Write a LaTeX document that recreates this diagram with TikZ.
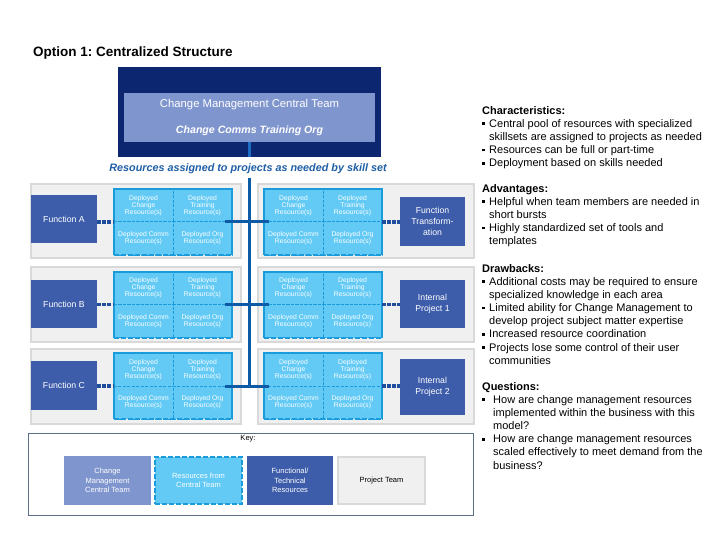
\documentclass[tikz,border=0pt]{standalone}
\usepackage{fontspec}
\setmainfont{Liberation Sans}
\usetikzlibrary{calc}
\frenchspacing
\definecolor{navy}{HTML}{0C2670}
\definecolor{peri}{HTML}{7F95CD}
\definecolor{func}{HTML}{3D5DAA}
\definecolor{cellfill}{HTML}{62CAF5}
\definecolor{cellline}{HTML}{1A9BDB}
\definecolor{conn}{HTML}{0D5AA7}
\definecolor{conntop}{HTML}{1C6BC4}
\definecolor{dotc}{HTML}{1F4E9C}
\definecolor{assign}{HTML}{1F5FA6}
\definecolor{panelfill}{HTML}{F0F0F0}
\definecolor{panelline}{HTML}{D9D9D9}
\definecolor{keyline}{HTML}{5B6F8A}
\newcommand\fs[2]{\fontsize{#1}{#2}\selectfont}
\newcommand\sqb{\raisebox{2.3pt}{\rule{2.6pt}{2.6pt}}}
\tikzset{
  panel/.style={draw=panelline, fill=panelfill, line width=2.5pt, inner sep=0},
  funcbox/.style={fill=func, text=white, inner sep=0, align=center, font=\fs{8.7}{11}},
  cell/.style={fill=cellfill, draw=cellline, line width=1pt, dash pattern=on 3pt off 1.5pt,
    text=white, align=center, inner sep=0, minimum width=59pt, minimum height=33pt, font=\fs{6.8}{6.9}},
  clusterline/.style={draw=cellline, line width=2pt},
  clusterdash/.style={draw=cellline, line width=2pt, dash pattern=on 5pt off 2pt},
  hconn/.style={draw=conn, line width=3pt},
  dotconn/.style={draw=dotc, line width=3.5pt, dash pattern=on 3.5pt off 1.6pt},
  keytext/.style={font=\fs{7.5}{9.5}, align=center},
  sidetext/.style={anchor=north west, inner sep=0, font=\fs{11}{13.15}},
}
\newcommand\rescluster[3]{%
  \node[cell] (#1a) at (#2+29.5, #3+16.5) {Deployed\\Change\\Resource(s)};
  \node[cell] (#1b) at (#2+88.5, #3+16.5) {Deployed\\Training\\Resource(s)};
  \node[cell] (#1c) at (#2+29.5, #3+49.5) {Deployed Comm\\Resource(s)};
  \node[cell] (#1d) at (#2+88.5, #3+49.5) {Deployed Org\\Resource(s)};
  \draw[clusterline] (#2,#3+66) -- (#2,#3) -- (#2+118,#3) -- (#2+118,#3+66);
  \draw[clusterdash] (#2,#3+66) -- (#2+118,#3+66);
  \coordinate (#1W) at (#2, #3+33);
  \coordinate (#1E) at (#2+118, #3+33);
}
\begin{document}
\begin{tikzpicture}[x=1pt, y=-1pt]
\useasboundingbox (0,0) rectangle (720,540);
\fill[white] (0,0) rectangle (720,540);

% title
\node[anchor=west, inner sep=0, font=\bfseries\fs{13.5}{16}] (title) at (33,53) {Option 1: Centralized Structure};

% central team
\node[fill=navy, minimum width=263pt, minimum height=90pt, inner sep=0] (navy) at (249.5,112) {};
\node[fill=peri, minimum width=251pt, minimum height=49pt, inner sep=0] (inner) at (249.5,117.5) {};
\node[text=white, inner sep=0, font=\fs{11.3}{13}] (cmct) at (249.5,105) {Change Management Central Team};
\node[text=white, inner sep=0, font=\bfseries\itshape\fs{10.6}{13}] (ccto) at (249.5,131) {Change Comms Training Org};
\draw[draw=conntop, line width=3pt] (inner.south) -- (inner.south |- navy.south);
\node[text=assign, inner sep=0, font=\bfseries\itshape\fs{10.8}{13}] (assign) at (248,169) {Resources assigned to projects as needed by skill set};

% panels
\node[panel, minimum width=210pt, minimum height=74pt] (pla) at (136,221) {};
\node[panel, minimum width=210pt, minimum height=75pt] (plb) at (136,304.5) {};
\node[panel, minimum width=210pt, minimum height=75pt] (plc) at (136,386.5) {};
\node[panel, minimum width=216pt, minimum height=74pt] (pra) at (366,221) {};
\node[panel, minimum width=216pt, minimum height=75pt] (prb) at (366,304.5) {};
\node[panel, minimum width=216pt, minimum height=75pt] (prc) at (366,386.5) {};

% vertical trunk
\coordinate (vtop) at (249,178);
\coordinate (vbot) at (249,388);
\draw[draw=conn, line width=3pt] (vtop) -- (vbot);

% function boxes
\node[funcbox, minimum width=66pt, minimum height=48pt] (fa) at (64,219) {Function A};
\node[funcbox, minimum width=66pt, minimum height=48pt] (fb) at (64,304) {Function B};
\node[funcbox, minimum width=66pt, minimum height=49pt] (fc) at (64,385.5) {Function C};
\node[funcbox, minimum width=65pt, minimum height=49pt] (ra) at (432.5,221.5) {Function\\Transform-\\ation};
\node[funcbox, minimum width=65pt, minimum height=48pt] (rb) at (432.5,304) {Internal\\Project 1};
\node[funcbox, minimum width=65pt, minimum height=56pt] (rc) at (432.5,387) {Internal\\Project 2};

% resource clusters
\rescluster{cla}{114}{189}
\rescluster{clb}{114}{271.5}
\rescluster{clc}{114}{353}
\rescluster{cra}{264}{189}
\rescluster{crb}{264}{271.5}
\rescluster{crc}{264}{353}

% horizontal connectors
\draw[hconn] ([xshift=-7pt]claE) -- ([xshift=5pt]craW);
\draw[hconn] ([xshift=-7pt]clbE) -- ([xshift=5pt]crbW);
\draw[hconn] ([xshift=-7pt]clcE) -- ([xshift=5pt]crcW);

% dotted connectors
\draw[dotconn] (fa.east |- claW) -- (claW);
\draw[dotconn] (fb.east |- clbW) -- (clbW);
\draw[dotconn] (fc.east |- clcW) -- (clcW);
\draw[dotconn] (craE) -- (ra.west |- craE);
\draw[dotconn] (crbE) -- (rb.west |- crbE);
\draw[dotconn] (crcE) -- (rc.west |- crcE);

% key
\node[draw=keyline, line width=0.8pt, minimum width=445pt, minimum height=82pt, inner sep=0] (key) at (250.5,474) {};
\node[inner sep=0, font=\fs{7.5}{9.5}] (keylbl) at (248,439) {Key:};
\node[keytext, fill=peri, text=white, minimum width=87pt, minimum height=49pt, inner sep=0] (k1) at (107.5,480.5) {Change\\Management\\Central Team};
\node[keytext, fill=cellfill, draw=cellline, line width=2.5pt, dash pattern=on 5pt off 2pt, text=white, minimum width=87pt, minimum height=47pt, inner sep=0] (k2) at (198.5,480.5) {Resources from\\Central Team};
\node[keytext, fill=func, text=white, minimum width=86pt, minimum height=49pt, inner sep=0] (k3) at (290,480.5) {Functional/\\Technical\\Resources};
\node[keytext, fill=panelfill, draw=panelline, line width=2.5pt, minimum width=87pt, minimum height=47pt, inner sep=0] (k4) at (381.5,480.5) {Project Team};

% side text
\node[sidetext] (chars) at (482,104.8) {\begin{tabular}{@{}p{7pt}@{}l@{}}
\multicolumn{2}{@{}l@{}}{\bfseries Characteristics:}\\
\sqb & Central pool of resources with specialized\\
 & skillsets are assigned to projects as needed\\
\sqb & Resources can be full or part-time\\
\sqb & Deployment based on skills needed
\end{tabular}};
\node[sidetext] (adv) at (482,182.8) {\begin{tabular}{@{}p{7pt}@{}l@{}}
\multicolumn{2}{@{}l@{}}{\bfseries Advantages:}\\
\sqb & Helpful when team members are needed in\\
 & short bursts\\
\sqb & Highly standardized set of tools and\\
 & templates
\end{tabular}};
\node[sidetext] (draw) at (482,262.8) {\begin{tabular}{@{}p{7pt}@{}l@{}}
\multicolumn{2}{@{}l@{}}{\bfseries Drawbacks:}\\
\sqb & Additional costs may be required to ensure\\
 & specialized knowledge in each area\\
\sqb & Limited ability for Change Management to\\
 & develop project subject matter expertise\\
\sqb & Increased resource coordination\\
\sqb & Projects lose some control of their user\\
 & communities
\end{tabular}};
\node[sidetext] (quest) at (482,380.8) {\begin{tabular}{@{}p{11pt}@{}l@{}}
\multicolumn{2}{@{}l@{}}{\bfseries Questions:}\\
\sqb & How are change management resources\\
 & implemented within the business with this\\
 & model?\\
\sqb & How are change management resources\\
 & scaled effectively to meet demand from the\\
 & business?
\end{tabular}};
\end{tikzpicture}
\end{document}
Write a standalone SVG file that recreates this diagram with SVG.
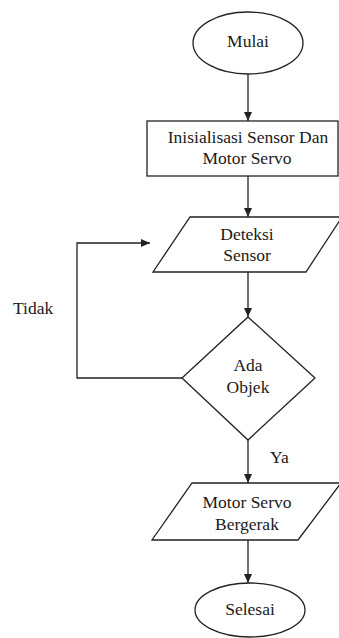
+ + + + + + +
__Exercise__
Show every line in the entries where the string "this" occurs.

__Task output__
Write a LaTeX document that recreates this diagram with TikZ.
 & implemented within the business with this\\
Write a standalone SVG file that recreates this diagram with SVG.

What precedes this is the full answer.